La reciente propuesta de imponer aranceles al cobre por parte de Estados Unidos puede entenderse como una política comercial orientada a proteger la industria nacional y reducir la dependencia de ciertos mercados extranjeros, particularmente aquellos considerados estratégicamente sensibles, como China. Sin embargo, esta medida también tiene implicaciones serias para sectores industriales estadounidenses que dependen del cobre como materia prima, tales como la construcción, la electrónica y la industria automotriz.
El cobre es indispensable para la transición energética: la elaboración de paneles solares, redes eléctricas y baterías de litio dependen de él. Además, de acuerdo con las declaraciones del presidente estadounidense Donald Trump, el cobre es el segundo material más utilizado por el Departamento de Defensa, siendo esencial para la infraestructura militar, energética y de seguridad nacional. Entonces, si es tan importante, ¿por qué considerar un arancel a su importación? Existen dos hipótesis: la primera, que se busca incentivar la producción nacional y reducir la participación extranjera en funciones estratégicas; la segunda, que se pretende reubicar las cadenas de suministro alejándolas de rivales clave, en un esfuerzo renovado por reducir la dependencia económica de China y reforzando vínculos con países aliados, especialmente en América Latina.
Analizando el primer supuesto, caemos en la cuenta de que es insostenible a corto plazo, porque EE.UU. no produce suficiente cobre y, aunque ocupa el noveno lugar a nivel mundial en reservas, no puede dejar de importarlo.
El origen del 35% de su cobre, según datos del Servicio Geológico de Estados Unidos (USGS), proviene principalmente de aliados como Chile (38%), Canadá (23%), Perú (16%) y México (12%). Y si se obstaculizan las exportaciones de estos países, el golpe no solo sería industrial, sino también geopolítico, especialmente para economías como la de México, que exporta cobre refinado a EE.UU. En el segundo supuesto, reubicar las cadenas de suministro resulta un reto de gran escala. Un análisis de S&P Global estimó que, incluso si EE.UU. inicia hoy la transición para la construcción de una mina, los resultados no se verán reflejados antes de cinco años, por lo que esa estrategia puede generar incertidumbre para industrias que dependen de materiales clave, como el litio, el níquel o el propio cobre.
Ahora bien, otro punto clave es identificar con precisión las fracciones arancelarias que estarían sujetas al gravamen y hasta el momento no hay claridad sobre los productos específicos a los que se les aplicará el arancel.
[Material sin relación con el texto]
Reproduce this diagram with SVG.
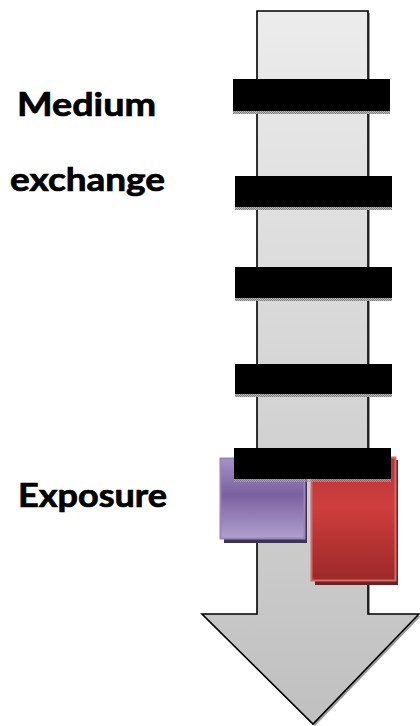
<svg xmlns="http://www.w3.org/2000/svg" width="420" height="726" viewBox="0 0 420 726">
  <defs>
    <linearGradient id="arrowFill" x1="0" y1="0" x2="0" y2="1">
      <stop offset="0" stop-color="#ececec"/>
      <stop offset="1" stop-color="#c0c0c0"/>
    </linearGradient>
    <linearGradient id="purpleFill" x1="0" y1="0" x2="0" y2="1">
      <stop offset="0" stop-color="#a593c3"/>
      <stop offset="0.45" stop-color="#7b60a0"/>
      <stop offset="1" stop-color="#b0a0cc"/>
    </linearGradient>
    <linearGradient id="redFill" x1="0" y1="0" x2="0" y2="1">
      <stop offset="0" stop-color="#b83535"/>
      <stop offset="0.4" stop-color="#cf3e3e"/>
      <stop offset="1" stop-color="#9c2828"/>
    </linearGradient>
    <pattern id="dither" width="2" height="2" patternUnits="userSpaceOnUse">
      <rect width="2" height="2" fill="#b8b8b8"/>
      <rect width="1" height="1" fill="#808080"/>
      <rect x="1" y="1" width="1" height="1" fill="#808080"/>
    </pattern>
  </defs>
  <style>
    .label { font-family: Lato, "Open Sans", "Liberation Sans", sans-serif; font-weight: bold; font-size: 32px; fill: #000; stroke: #000; stroke-width: 0.7px; }
    .bar { fill: #000; }
    .barShadow { fill: url(#dither); }
  </style>

  <!-- timeline arrow -->
  <g id="arrow">
    <path d="M259,13 L370,13 L370,616 L421,616 L315,726 L204,616 L259,616 Z" fill="#9a9a9a"/>
    <path d="M257,11 L368,11 L368,614 L419,614 L313,724 L202,614 L257,614 Z" fill="url(#arrowFill)" stroke="#000" stroke-width="1.6" stroke-linejoin="miter"/>
  </g>

  <!-- exposure blocks -->
  <g id="exposure-purple">
    <rect x="224" y="461" width="83" height="82" fill="#3e3254"/>
    <rect x="220.5" y="458.5" width="84" height="80" fill="url(#purpleFill)" stroke="#9a84bc" stroke-width="2"/>
  </g>
  <g id="exposure-red">
    <rect x="315" y="460" width="83" height="125" fill="#6a2222"/>
    <rect x="311.5" y="457.5" width="84" height="123" fill="url(#redFill)" stroke="#d86868" stroke-width="2"/>
  </g>

  <!-- medium exchange bars -->
  <g id="bar-1">
    <rect class="barShadow" x="233" y="111" width="157" height="3"/>
    <rect class="bar" x="233" y="79" width="157" height="32"/>
  </g>
  <g id="bar-2">
    <rect class="barShadow" x="235" y="207" width="157" height="3"/>
    <rect class="bar" x="235" y="176" width="157" height="31"/>
  </g>
  <g id="bar-3">
    <rect class="barShadow" x="235" y="298" width="157" height="3"/>
    <rect class="bar" x="235" y="267" width="157" height="31"/>
  </g>
  <g id="bar-4">
    <rect class="barShadow" x="235" y="394" width="157" height="3"/>
    <rect class="bar" x="235" y="364" width="157" height="30"/>
  </g>
  <g id="bar-5">
    <rect class="barShadow" x="234" y="479" width="157" height="3" opacity="0.6"/>
    <rect class="bar" x="234" y="448" width="157" height="31"/>
  </g>

  <!-- labels -->
  <g id="labels">
    <text class="label" x="17" y="116" textLength="139" lengthAdjust="spacingAndGlyphs">Medium</text>
    <text class="label" x="10" y="191" textLength="155" lengthAdjust="spacingAndGlyphs">exchange</text>
    <text class="label" x="18" y="507" textLength="149" lengthAdjust="spacingAndGlyphs">Exposure</text>
  </g>
</svg>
No todos los sectores estadounidenses consumen el mismo tipo de cobre, y una medida imprecisa puede traducirse en interrupciones específicas a lo largo de una cadena industrial, erosionando potencialmente la demanda del metal, que se utiliza en varillas, láminas, placas, flejes y otros productos tanto eléctricos como electrónicos.
Por ello, el encarecer el cobre importado, a causa de los aranceles, podría tener efectos contraproducentes: primero porque aumentan los costos en toda la cadena de valor; y segundo porque puede afectar a las industrias estadounidenses que dependen del cobre, restándoles competitividad y presionando los precios al consumidor final.
En lugar de recurrir a barreras arancelarias, sería más sostenible fortalecer los acuerdos bilaterales de beneficio mutuo, bajo una visión clara de la cadena de valor del cobre en su contexto estratégico, así como de su necesidad en la transición energética, la electrificación y la innovación tecnológica. Además, estos aranceles son una estrategia absurda para “salvar” una industria minera diminuta. El gobierno estadounidense provocaría más desempleos que beneficios: asimismo, sabotearía la manufactura, cayendo en el mismo escenario de 2018, cuando los aranceles al acero destruyeron más empleos de los que se generaron.
Por ello, creer ingenuamente que el proteccionismo mal aplicado puede tener consecuencias positivas es un error costoso, incluso para las industrias que pretende proteger. El cobre es un símbolo del futuro energético y tecnológico. Usarlo como ficha de presión comercial podría ser costoso en términos económicos, diplomáticos y ambientales.
Por último, mientras el mundo avanza hacia cadenas de suministro colaborativas y economías basadas en energías limpias, Washington apuesta por un nacionalismo anacrónico que sacrifica el futuro industrial en el altar del simbolismo político, denominado “seguridad nacional”.